После обеда он позвал жену в кабинет и, когда та села в кресло против него, с тревогой глядя на изможденное лицо мужа, казавшееся в полусвете лампы совсем мертвенным, — он сказал:

— Чувствую, что утомился, Елена.

— Тебе надо посоветоваться с докторами, Аристарх Яковлевич… Тебя это самоубийство Перелесова совсем расстроило.

— Какое самоубийство? Какое мне дело, что Перелесов застрелился!.. — резко возразил Найденов. — Сегодня его, кстати, уж и похоронили… Верно, речи надгробные были и все как следует… Заречный, конечно, отличился… Ты ничего не слыхала?

— Нет.

— А дети разве на похоронах не были?

— Они и так расстроены вчерашней панихидой.

— Очень?

— Разве ты не заметил?

— И Миша тоже?..

— Еще бы…

— Ну, у Миши это скоро пройдет. У него счастливый характер, а Лиза…

Он не окончил начатой фразы и продолжал:

— И знаешь ли, что я надумал, Елена?
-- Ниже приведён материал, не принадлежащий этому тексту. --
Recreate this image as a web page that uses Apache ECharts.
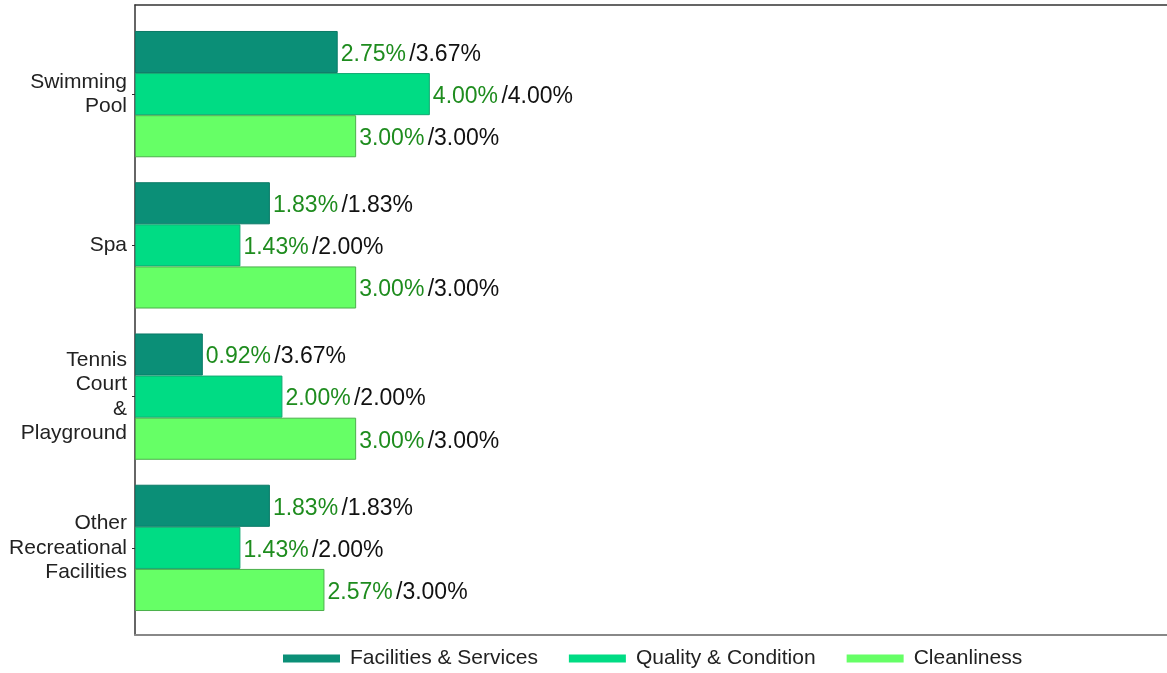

Я думаю, ты одобришь мои намерения…

Жена, которой муж никогда не сообщал никаких своих планов и объявлял только о своих решениях, которые она исполняла с безропотной покорностью кроткого существа, боготворившего мужа, удивленно подняла на него свои глаза и спросила:

— Ты знаешь, я всегда охотно исполняю твои намерения. Что ты хочешь предпринять?

— Я хочу отдохнуть и потому решил выйти в отставку.

— Вот это отлично! — радостно проговорила Найденова.

— Вы переедете в Петербург, а я на некоторое время поеду за границу… Хочется покопаться в итальянских архивах… И чем скорее все это сделается, тем лучше.

— Но как же ты один поедешь, Аристарх Яковлевич? Ты хвораешь. Взял бы с собой Лизу.

— Нет… нет… я один.

В эту минуту в кабинет вбежала Лиза, бледнее смерти, и крикнула:

— Мама, иди… Миша… Миша… голубчик…

Найденова бросилась вслед за дочерью.

Поднялся с кресла и Найденов и быстрыми шагами пошел в комнату сына. Мимо пробежал со всех ног слуга, пробежала в столовой горничная.

— Что случилось? — в смертельной тревоге спрашивал Найденов.

Никто не отвечал. И лакей и горничная как-то растерянно показывали рукой в коридор.

Старик бросился туда, отворил двери комнаты сына и увидел его бледного, с виноватой улыбкой на устах, сидящего на диване. Пистолет лежал на полу.

Найденов понял все и бросился к сыну с искаженным от ужаса лицом.

— Ничего, ничего, успокойся, Аристарх Яковлевич… Рана неопасная! — взволнованно говорила Найденова.

— Он нечаянно! — вставила Лиза.

— Ну, конечно, нечаянно!.. — подтвердила мать. — Сейчас приедет хирург. Я послала…

— Нечаянно?.. — проговорил Найденов. — Нечаян…

Он хотел продолжать, но как-то жалко и беспомощно говорил что-то непонятное. Лицо его перекосилось. Один глаз закрылся.

Он, видимо, силился что-то сказать и не мог. И вдруг он склонился перед сыном, стал целовать его руку, издавая какое-то жалобное мычанье.

Найденова перенесли в кабинет и послали за другим доктором. Через полчаса приехали два врача. Хирург нашел, что у сына рана неопасна — пуля счастливо не задела легкого, а другой врач нашел положение старика опасным и определил у него паралич левой стороны тела, вызванный сильным нервным потрясением.